A longitudinal standing wave `xi a cos kx. Cos omega t ` is maintained in a homogeneous medium of density `rho`. Find the expressions for the space density of
`(a)` potential energy `w_(p)(x,t),`
`(b)` kinetic energy `w_(k)(x,t),`
Plot the space density distribution of the total energy `w` in the space between the displacement nodes at the moments `t=0` and `t=T//4`, where `T` is oscillation period.

Answer 1

Given `xi= a cos k x cos omegat`
`(a)` The potential energy density `(` per unit volume `)` is the energy of longitudinal strain. This is
`w_(p)=((1)/(2) "stress" xx "strain")=(1)/(2) E(( delta xi)/(deltax))^(2), ((delta xi)/(deltax)` is longitudinal strain )

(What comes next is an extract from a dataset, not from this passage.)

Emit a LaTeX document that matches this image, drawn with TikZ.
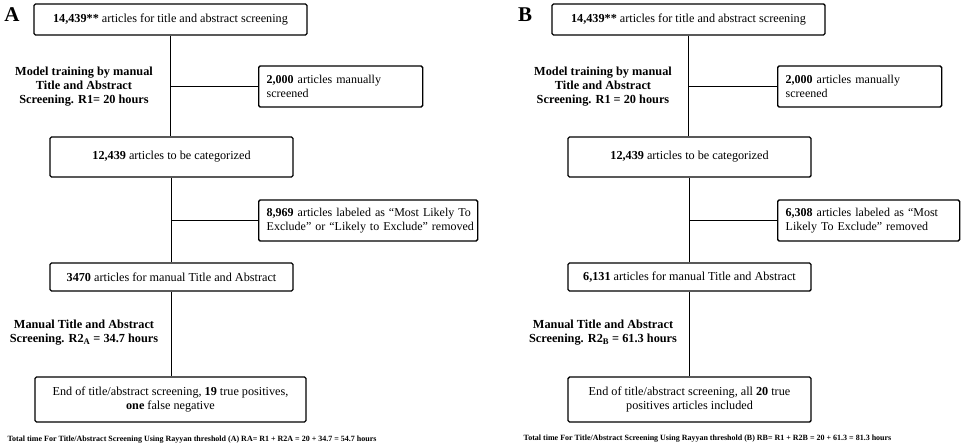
\documentclass[tikz,border=0pt]{standalone}
\usepackage{fontspec}
\setmainfont{Liberation Serif}
\begin{document}
\begin{tikzpicture}[x=1pt,y=-1pt,
  box/.style={draw,line width=1.4pt,rounded corners=1.5pt,inner sep=0pt,align=center,font=\fontsize{12.2}{14.5}\selectfont},
  sidebox/.style={draw,line width=1.4pt,rounded corners=1.5pt,inner xsep=8pt,inner ysep=0pt,align=left,anchor=west,font=\fontsize{12}{14.5}\selectfont},
  lbl/.style={align=center,font=\fontsize{12.3}{14}\selectfont\bfseries},
  panel/.style={font=\fontsize{21}{21}\selectfont\bfseries},
  foot/.style={font=\fontsize{8}{9}\selectfont\bfseries},
  conn/.style={line width=1.4pt}]
\useasboundingbox (0,0) rectangle (961,444);
% ---------------- Panel A ----------------
\node[panel] (pA) at (12,15) {A};
\node[box,minimum width=273pt,minimum height=31pt] (a1) at (170.5,19.5) {\textbf{14,439**} articles for title and abstract screening};
\node[sidebox,minimum width=164pt,minimum height=41pt,text width=148pt] (as1) at (258,86.5) {\mbox{\textbf{2,000} articles manually}\\\mbox{screened}};
\node[lbl] (al1) at (84,87) {Model training by manual\\Title and Abstract\\Screening. R1= 20 hours};
\node[box,minimum width=243pt,minimum height=40pt] (a2) at (171.5,157) {\textbf{12,439} articles to be categorized};
\node[sidebox,minimum width=219pt,minimum height=41pt,text width=203pt] (as2) at (258,220.5) {\mbox{\textbf{8,969} articles labeled as “Most Likely To}\\\mbox{Exclude” or “Likely to Exclude” removed}};
\node[box,minimum width=243pt,minimum height=28pt] (a3) at (171.5,277) {\textbf{3470} articles for manual Title and Abstract};
\node[lbl] (al2) at (84,333) {Manual Title and Abstract\\Screening. R2\textsubscript{A} = 34.7 hours};
\node[box,minimum width=271pt,minimum height=45pt] (a4) at (170.5,399.5) {End of title/abstract screening, \textbf{19} true positives,\\\textbf{one} false negative};
\node[foot] (af) at (192,439.5) {Total time For Title/Abstract Screening Using Rayyan threshold (A) RA= R1 + R2A = 20 + 34.7 = 54.7 hours};
\draw[conn] (a1.south) -- (a1.south |- a2.north);
\draw[conn] (as1.west) -- (as1.west -| a1.south);
\draw[conn] (a2.south) -- (a2.south |- a3.north);
\draw[conn] (as2.west) -- (as2.west -| a2.south);
\draw[conn] (a3.south) -- (a3.south |- a4.north);
% ---------------- Panel B ----------------
\node[panel] (pB) at (525,15) {B};
\node[box,minimum width=273pt,minimum height=31pt] (b1) at (688.5,19.5) {\textbf{14,439**} articles for title and abstract screening};
\node[sidebox,minimum width=164pt,minimum height=41pt,text width=148pt] (bs1) at (777,86.5) {\mbox{\textbf{2,000} articles manually}\\\mbox{screened}};
\node[lbl] (bl1) at (603,87) {Model training by manual\\Title and Abstract\\Screening. R1 = 20 hours};
\node[box,minimum width=243pt,minimum height=40pt] (b2) at (689.5,157) {\textbf{12,439} articles to be categorized};
\node[sidebox,minimum width=182pt,minimum height=41pt,text width=166pt] (bs2) at (777,220.5) {\mbox{\textbf{6,308} articles labeled as “Most}\\\mbox{Likely To Exclude” removed}};
\node[box,minimum width=243pt,minimum height=28pt] (b3) at (689.5,277) {\textbf{6,131} articles for manual Title and Abstract};
\node[lbl] (bl2) at (603,333) {Manual Title and Abstract\\Screening. R2\textsubscript{B} = 61.3 hours};
\node[box,minimum width=243pt,minimum height=45pt] (b4) at (689.5,399.5) {End of title/abstract screening, all \textbf{20} true\\positives articles included};
\node[foot] (bf) at (707.5,438.5) {Total time For Title/Abstract Screening Using Rayyan threshold (B) RB= R1 + R2B = 20 + 61.3 = 81.3 hours};
\draw[conn] (b1.south) -- (b1.south |- b2.north);
\draw[conn] (bs1.west) -- (bs1.west -| b1.south);
\draw[conn] (b2.south) -- (b2.south |- b3.north);
\draw[conn] (bs2.west) -- (bs2.west -| b2.south);
\draw[conn] (b3.south) -- (b3.south |- b4.north);
\end{tikzpicture}
\end{document}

`w_(p) =(1)/(2) Ea^(2) k^(2) sin^(2) k x cos^(2) omega t `
But `( omega^(2))/( k^(2))=(E)/( rho)` or ` E k^(2)= rho omega^(2)`
Thus `w _(p) = (1)/(2) rho a^(2) omega^(2) sin^(2) k x cos^(2) omega t `
`(b)` The kinetic energy density is
`=(1)/(2) rho((deltaxi)/( deltat))=(1)/(2) rho a^(2) omega^(2) cos ^(2) k x sin^(2) omegat` .
On plotting we get figure given in the book `(p.332)` . For example at `t=0`
`w=w_(p) + w_(k)=(1)/(2) rho a^(2) omega^(2) sin ^(2) kx `
and the displacement node are at `x=+- ( pi )/( 2k)` so we do get the figure.